Ne prononcez pas un nom, encore moins un prénom. A l’entrée du marché de Penja, localité située à quelques kilomètres de Douala, capitale économique du Cameroun, demandez à voir « La fermière ». Au début, on hésitera, dites alors : « celle qui élève les poules et les porcs ». Ça y est. Un sourire et on vous pointera du doigt une petite piste non goudronnée, à suivre.
Et au bout, après quelques minutes de marche, vous verrez Nadine Chrystelle Fiako, éternel sourire aux lèvres. « Je suis une éleveuse de poulets et porcs, énumère-t-elle de sa voix calme. Je ravitaille les familles, boulangeries et ‘’braiseurs’’ de Loum, Penja et d’autres villages en poulets ».
Elle parle avec passion, les yeux brillants, de sa ferme. Pour mieux nous expliquer son travail, elle nous invite à y faire un tour. Les caquètements des poulets se font entendre à distance. Pas la peine d’y entrer sans se désinfecter. Règle inévitable. « J’ai peur pour la vie de mes poussins, s’excuse Chrystelle. Nous venons des zones différentes et nous avons peut-être pris des microbes en route. Il faut se désinfecter.»
Nous nous plions. Et ensuite, de petits poussins apparaissent. « Ils sont 350, lâche Chrystelle, avec fierté. C’est juste que nous sommes encore en saison des pluies. Généralement, j’élève 1 000 poulets ». En effet, la jeune femme née le 9 août 1988 achète les poussins d’un jour à Douala et repart les élever à Penja. Le procédé est simple.
« A l’achat, ils sont contenus dans des cartons. A mon arrivée, je perds au moins une centaine. Par la suite, je les chauffe avec des ampoules à 100 Watts», détaille cette femme mariée et mère de quatre enfants. 1000 poulets dans la ferme Chrystelle les nourrit avec les tourteaux de soja et du concentré. Pour élever ses 1 000 poulets, elle a besoin de quatre tonnes d’aliments, à raison de 350 000 F. Cfa la tonne.
« Pour réduire mes dépenses, je sors mes poulets après 15 jours, 21 jours et 45 jours, confie la jeune fermière. Leur prix varie alors entre 1 300 et 2 200 F. Cfa. A plus de 45 jours, je les vends à partir de 3 000 F. Cfa ».
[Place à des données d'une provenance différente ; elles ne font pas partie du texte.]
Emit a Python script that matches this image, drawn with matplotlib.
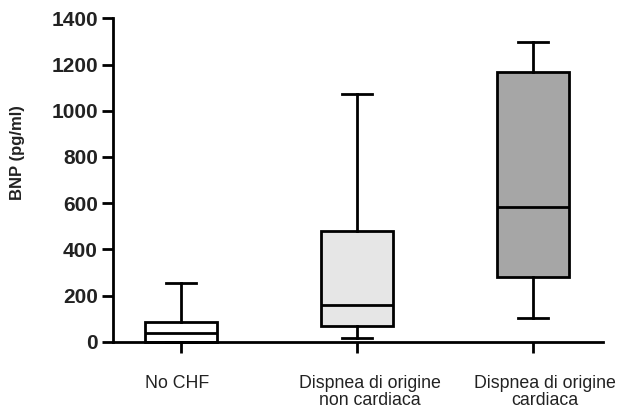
import matplotlib.pyplot as plt
from matplotlib.transforms import ScaledTranslation

# groups and box statistics (pg/ml)
labels = ["No CHF", "Dispnea di origine\nnon cardiaca", "Dispnea di origine\ncardiaca"]
whis_low = [0, 16, 101]
q1 = [0, 68, 279]
median = [39, 159, 582]
q3 = [84, 479, 1166]
whis_high = [255, 1072, 1296]
colors = ["#ffffff", "#e6e6e6", "#a6a6a6"]

plt.rcParams['font.family'] = ['Liberation Sans', 'DejaVu Sans']

fig = plt.figure(figsize=(6.19, 4.09), dpi=100)
ax = fig.add_axes([0.1826, 0.1645, 0.7914, 0.7905])

stats = []
for i in range(len(labels)):
    stats.append({'whislo': whis_low[i], 'q1': q1[i], 'med': median[i],
                  'q3': q3[i], 'whishi': whis_high[i], 'fliers': []})

lw = 2.0
bp = ax.bxp(stats, positions=range(len(labels)), widths=0.41, patch_artist=True,
            showfliers=False, capwidths=0.17,
            boxprops=dict(linewidth=lw, edgecolor='black'),
            medianprops=dict(color='black', linewidth=lw),
            whiskerprops=dict(color='black', linewidth=lw),
            capprops=dict(color='black', linewidth=lw))
for patch, c in zip(bp['boxes'], colors):
    patch.set_facecolor(c)
for key in bp:
    for a in bp[key]:
        a.set_clip_on(False)

ax.set_xlim(-0.386, 2.4)
ax.set_ylim(0, 1400)
ax.set_yticks(range(0, 1401, 200))
ax.set_xticks(range(len(labels)))
ax.set_xticklabels([])

# category names: in the original they sit a bit off their ticks
shifts = [-4, 13, 12]
for i, (name, dx) in enumerate(zip(labels, shifts)):
    tr = ax.get_xaxis_transform() + ScaledTranslation(dx / 100, -0.33, fig.dpi_scale_trans)
    ax.text(i, 0, name, transform=tr, ha='center', va='top', fontsize=12.8,
            color='#222222', linespacing=1.0)

for lab in ax.get_yticklabels():
    lab.set_fontweight('bold')
    lab.set_fontsize(15)
    lab.set_color('#222222')

ax.spines['top'].set_visible(False)
ax.spines['right'].set_visible(False)
ax.spines['left'].set_linewidth(lw)
ax.spines['bottom'].set_linewidth(lw)
ax.tick_params(axis='both', width=lw, length=8)
ax.tick_params(axis='y', pad=3)

ax.set_ylabel("BNP (pg/ml)", fontsize=12, fontweight='bold', color='#222222')
ax.yaxis.set_label_coords(-0.18, 0.584)

fig.savefig("out.png", dpi=100)
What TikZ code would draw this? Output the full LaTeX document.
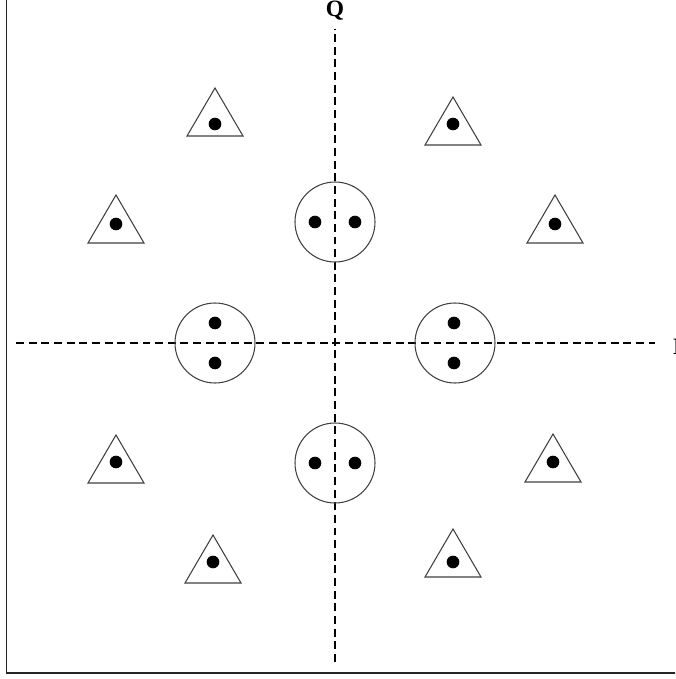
\documentclass[tikz,border=0pt]{standalone}
\usepackage{fontspec}
\setmainfont{Liberation Serif}
\usetikzlibrary{positioning}

\begin{document}
\begin{tikzpicture}[x=1.5cm,y=1.5cm,
    axisline/.style={line width=0.9pt,dash pattern=on 3.4pt off 2pt},
    ring/.style={draw=black!75,line width=0.45pt},
    pt/.style={fill=black}]
  \useasboundingbox (-3.35,-3.36) rectangle (3.40,3.43);
  \clip (-3.35,-3.36) rectangle (3.40,3.43);
  \draw[line width=0.8pt,draw=black!85] (-3.285,3.6) -- (-3.285,-3.30) -- (3.6,-3.30);
  % I and Q axes
  \coordinate (iwest) at (-3.19,0);
  \coordinate (ieast) at (3.20,0);
  \coordinate (qsouth) at (0,-3.19);
  \coordinate (qnorth) at (0,3.14);
  \draw[axisline] (iwest) -- (ieast);
  \draw[axisline] (qsouth) -- (qnorth);
  \node[font=\bfseries] (qlabel) at (0,3.32) {Q};
  \node[font=\bfseries,inner sep=0pt,anchor=west] (ilabel) at (3.375,-0.04) {I};
  % inner ring: two points per circle
  \draw[ring] (0,1.21) circle (0.6cm);
  \draw[ring] (0,-1.20) circle (0.6cm);
  \draw[ring] (-1.2,0) circle (0.6cm);
  \draw[ring] (1.2,0) circle (0.6cm);
  \fill[pt] (-0.2,1.21) circle (0.095cm);
  \fill[pt] (0.2,1.21) circle (0.095cm);
  \fill[pt] (-0.2,-1.20) circle (0.095cm);
  \fill[pt] (0.2,-1.20) circle (0.095cm);
  \fill[pt] (-1.2,0.2) circle (0.095cm);
  \fill[pt] (-1.2,-0.2) circle (0.095cm);
  \fill[pt] (1.19,0.2) circle (0.095cm);
  \fill[pt] (1.19,-0.2) circle (0.095cm);
  % outer ring: triangles (centre x, centre y, dot y)
  \foreach \cx/\cy/\dy in {-1.20/2.23/2.19, 1.18/2.14/2.19, -2.19/1.16/1.19, 2.20/1.16/1.19,
                           -2.19/-1.24/-1.19, 2.18/-1.23/-1.19, -1.22/-2.24/-2.19, 1.18/-2.18/-2.19}{
    \draw[ring] (\cx,\cy) ++(0,0.32) -- ++(0.28,-0.48) -- ++(-0.56,0) -- cycle;
    \fill[pt] (\cx,\dy) circle (0.095cm);
  }
\end{tikzpicture}
\end{document}
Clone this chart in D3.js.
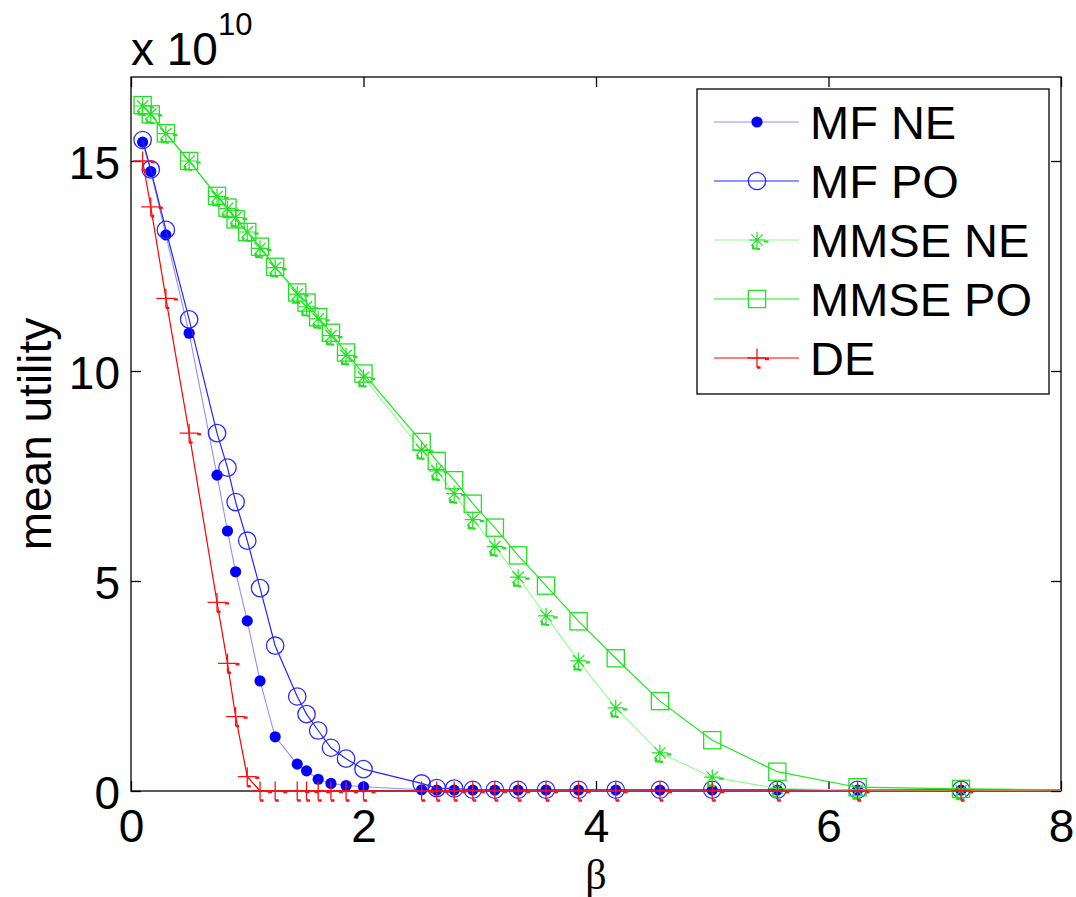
<!DOCTYPE html>
<html>
<head>
<meta charset="utf-8">
<script src="https://cdn.jsdelivr.net/npm/d3@7"></script>
<style>
  html, body { margin: 0; padding: 0; background: #ffffff; }
  svg { display: block; }
  text { font-family: "Liberation Sans", Arial, Helvetica, sans-serif; fill: #000; }
</style>
</head>
<body>
<svg id="chart" width="1076" height="897"></svg>
<script>
// β values shared by all five curves (the last one lies past the right edge)
const beta = [0.10, 0.17, 0.30, 0.50, 0.74, 0.83, 0.90, 1.00, 1.11, 1.24,
              1.43, 1.51, 1.61, 1.72, 1.85, 2.00, 2.50, 2.63, 2.78, 2.94,
              3.13, 3.33, 3.57, 3.85, 4.17, 4.55, 5.00, 5.56, 6.25, 7.14, 8.33];

// mean utility, in units of 1e10
const mfNE   = [15.45, 14.75, 13.24, 10.90, 7.52, 6.19, 5.22, 4.05, 2.62, 1.29,
                0.64, 0.48, 0.28, 0.18, 0.13, 0.10, 0.03, 0.02, 0.02, 0.02,
                0.02, 0.02, 0.02, 0.02, 0.02, 0.02, 0.02, 0.02, 0.02, 0.02, 0.02];
const mfPO   = [15.50, 14.80, 13.36, 11.23, 8.52, 7.70, 6.88, 5.96, 4.83, 3.46,
                2.25, 1.83, 1.44, 1.03, 0.77, 0.52, 0.18, 0.07, 0.06, 0.03,
                0.03, 0.03, 0.03, 0.03, 0.03, 0.03, 0.03, 0.03, 0.03, 0.03, 0.03];
const mmseNE = [16.31, 16.12, 15.65, 15.00, 14.15, 13.87, 13.65, 13.31, 12.92, 12.46,
                11.83, 11.53, 11.24, 10.84, 10.37, 9.85, 8.12, 7.62, 7.08, 6.46,
                5.82, 5.09, 4.17, 3.10, 1.98, 0.91, 0.33, 0.06, 0.02, 0.01, 0.01];
const mmsePO = [16.33, 16.11, 15.66, 15.00, 14.17, 13.89, 13.61, 13.31, 12.96, 12.48,
                11.87, 11.63, 11.28, 10.91, 10.44, 9.94, 8.31, 7.86, 7.40, 6.84,
                6.27, 5.61, 4.89, 4.04, 3.16, 2.14, 1.21, 0.46, 0.09, 0.05, 0.02];
const de     = [15.00, 13.91, 11.73, 8.52, 4.49, 3.04, 1.77, 0.34, 0, 0,
                0, 0, 0, 0, 0, 0, 0, 0, 0, 0,
                0, 0, 0, 0, 0, 0, 0, 0, 0, 0, 0];

const seriesNames = ["MF NE", "MF PO", "MMSE NE", "MMSE PO", "DE"];
const seriesValues = [mfNE, mfPO, mmseNE, mmsePO, de];

const xTicks = [0, 2, 4, 6, 8];
const yTicks = [0, 5, 10, 15];
const xDomain = [0, 8];
const yDomain = [0, 17];

// drawing styles for each curve
const styles = [
  { line: "#8f8fff", lw: 1.1, marker: "dot",    mc: "#0000ff" },
  { line: "#2626ff", lw: 1.2, marker: "circle", mc: "#2a2aff" },
  { line: "#8cff8c", lw: 1.1, marker: "star",   mc: "#22e022" },
  { line: "#1ee81e", lw: 1.2, marker: "square", mc: "#22e022" },
  { line: "#ff0000", lw: 1.2, marker: "plus",   mc: "#ff1010" }
];

const plot = { left: 131, top: 77, right: 1061, bottom: 791 };

const svg = d3.select("#chart");
const x = d3.scaleLinear().domain(xDomain).range([plot.left, plot.right]);
const y = d3.scaleLinear().domain(yDomain).range([plot.bottom, plot.top]);

svg.append("rect").attr("width", 1076).attr("height", 897).attr("fill", "#fff");

svg.append("defs").append("clipPath").attr("id", "plotClip")
  .append("rect")
  .attr("x", plot.left).attr("y", plot.top - 30)
  .attr("width", plot.right - plot.left).attr("height", plot.bottom - plot.top + 30);

// axes with inward ticks on all four sides
function styleAxis(g) {
  g.select(".domain").remove();
  g.selectAll(".tick line").attr("stroke", "#000").attr("stroke-width", 1.3);
  g.selectAll(".tick text").style("font-size", "46px").attr("fill", "#000");
}

svg.append("g").attr("transform", `translate(0,${plot.bottom})`)
  .call(d3.axisBottom(x).tickValues(xTicks).tickFormat(d3.format("d"))
        .tickSizeInner(-10).tickSizeOuter(0).tickPadding(18))
  .call(styleAxis);

svg.append("g").attr("transform", `translate(0,${plot.top})`)
  .call(d3.axisTop(x).tickValues(xTicks).tickFormat("")
        .tickSizeInner(-10).tickSizeOuter(0))
  .call(styleAxis);

svg.append("g").attr("transform", `translate(${plot.left},0)`)
  .call(d3.axisLeft(y).tickValues(yTicks).tickFormat(d3.format("d"))
        .tickSizeInner(-10).tickSizeOuter(0).tickPadding(11))
  .call(styleAxis)
  .call(g => g.selectAll(".tick text").attr("dy", "0.37em"));

svg.append("g").attr("transform", `translate(${plot.right},0)`)
  .call(d3.axisRight(y).tickValues(yTicks).tickFormat("")
        .tickSizeInner(-10).tickSizeOuter(0))
  .call(styleAxis);

svg.append("rect")
  .attr("x", plot.left).attr("y", plot.top)
  .attr("width", plot.right - plot.left).attr("height", plot.bottom - plot.top)
  .attr("fill", "none").attr("stroke", "#000").attr("stroke-width", 1.3);

// exponent note above the axis
const expo = svg.append("text").attr("x", plot.left).attr("y", 65).style("font-size", "46px").text("x 10");
const expoW = expo.node().getComputedTextLength();
svg.append("text").attr("x", plot.left + expoW).attr("y", 35).style("font-size", "31px").text("10");

// axis titles
svg.append("text")
  .attr("transform", `translate(51,${(plot.top + plot.bottom) / 2}) rotate(-90)`)
  .attr("text-anchor", "middle").style("font-size", "46px").text("mean utility");
svg.append("text")
  .attr("x", (plot.left + plot.right) / 2).attr("y", 889)
  .attr("text-anchor", "middle")
  .style("font-family", "'Liberation Serif', 'DejaVu Serif', serif")
  .style("font-size", "42px").text("β");

// marker shapes
function drawMarker(g, kind, cx, cy, color) {
  if (kind === "dot") {
    g.append("circle").attr("cx", cx).attr("cy", cy).attr("r", 5.6).attr("fill", color);
  } else if (kind === "circle") {
    g.append("circle").attr("cx", cx).attr("cy", cy).attr("r", 8.7)
      .attr("fill", "none").attr("stroke", color).attr("stroke-width", 1.3);
  } else if (kind === "square") {
    g.append("rect").attr("x", cx - 8.6).attr("y", cy - 8.6).attr("width", 17.2).attr("height", 17.2)
      .attr("fill", "none").attr("stroke", color).attr("stroke-width", 1.3);
  } else if (kind === "star") {
    const a = 8, d = 5.7;
    g.append("path")
      .attr("d", `M${cx - a},${cy}H${cx + a}M${cx},${cy - a}V${cy + a}` +
                 `M${cx - d},${cy - d}L${cx + d},${cy + d}M${cx - d},${cy + d}L${cx + d},${cy - d}`)
      .attr("fill", "none").attr("stroke", color).attr("stroke-width", 1.2);
    g.append("path")
      .attr("d", `M${cx + 7},${cy + 1.5}h4.5M${cx - 4},${cy + 5}v3.5h4M${cx},${cy + 9}h3`)
      .attr("fill", "none").attr("stroke", color).attr("stroke-width", 2.2);
  } else if (kind === "plus") {
    const a = 9.5;
    g.append("path")
      .attr("d", `M${cx - a},${cy}H${cx + a}M${cx},${cy - a}V${cy + a}`)
      .attr("fill", "none").attr("stroke", color).attr("stroke-width", 1.3);
    g.append("path")
      .attr("d", `M${cx + 8},${cy + 1}h4M${cx},${cy + a}h3.5`)
      .attr("fill", "none").attr("stroke", color).attr("stroke-width", 2.4);
  }
}

// curves: lines clipped to the axes box, markers for points inside the β range
const line = d3.line().x(d => x(d[0])).y(d => y(d[1]));
seriesValues.forEach((vals, i) => {
  const pts = beta.map((b, j) => [b, vals[j]]);
  const st = styles[i];
  svg.append("path").datum(pts)
    .attr("clip-path", "url(#plotClip)")
    .attr("d", line).attr("fill", "none")
    .attr("stroke", st.line).attr("stroke-width", st.lw);
  const mg = svg.append("g");
  pts.filter(p => p[0] <= xDomain[1]).forEach(p => drawMarker(mg, st.marker, x(p[0]), y(p[1]), st.mc));
});

// legend
const leg = { x: 697, y: 89, w: 352, h: 305, row0: 122, step: 59 };
svg.append("rect").attr("x", leg.x).attr("y", leg.y).attr("width", leg.w).attr("height", leg.h)
  .attr("fill", "#fff").attr("stroke", "#000").attr("stroke-width", 1.3);
seriesNames.forEach((name, i) => {
  const cy = leg.row0 + i * leg.step;
  const st = styles[i];
  const g = svg.append("g");
  g.append("line").attr("x1", 714).attr("x2", 799).attr("y1", cy).attr("y2", cy)
    .attr("stroke", st.line).attr("stroke-width", st.lw);
  drawMarker(g, st.marker, 757, cy, st.mc);
  g.append("text").attr("x", 810).attr("y", cy + 17).style("font-size", "47px").text(name);
});
</script>
</body>
</html>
Les poulets meurent et pour limiter cette perte, Chrystelle se forme à chaque fois auprès des spécialistes du domaine. A ses poulets, elle donne des aliments de croissance au tout début et des médicaments par la suite.
« Du 1er au 13ème jour, les poulets consomment le BM1, aliment de démarrage. Du 14ème au 30ème jour, je leur donne le Bm2 et la finition du 30ème jour jusqu’à la vente », détaille Chrystelle Fiako. Cette passion pour l’élevage date de sa petite enfance. A l’époque, la petite fille élève entre une et deux poules. Elle prend goût à la chose. En 2012, elle se lance de manière « professionnelle ».
Elle construit sa ferme et débute avec plus de 100 poulets. C’est un succès total. « Je me levais à 2 h du matin pour apprêter mes enfants et nourrir mes poulets, se souvient-elle avec nostalgie. J’avais mal aux reins parfois mais, je ne lâchais rien ». Aujourd’hui, trois ans après, Chrystelle ravitaille sa localité. Millionnaire ?
« Pas encore, s’écrie-t-elle. J’ai un chiffre d’affaires qui vaut plus d’un million mais, je ne suis pas millionnaire ». Pour développer ses activités, elle élève aussi des porcs et des escargots. Elle veut devenir une « grande éleveuse ». « Je vis 100 à l’heure pour ça », lâche-t-elle dans un éclat de rire.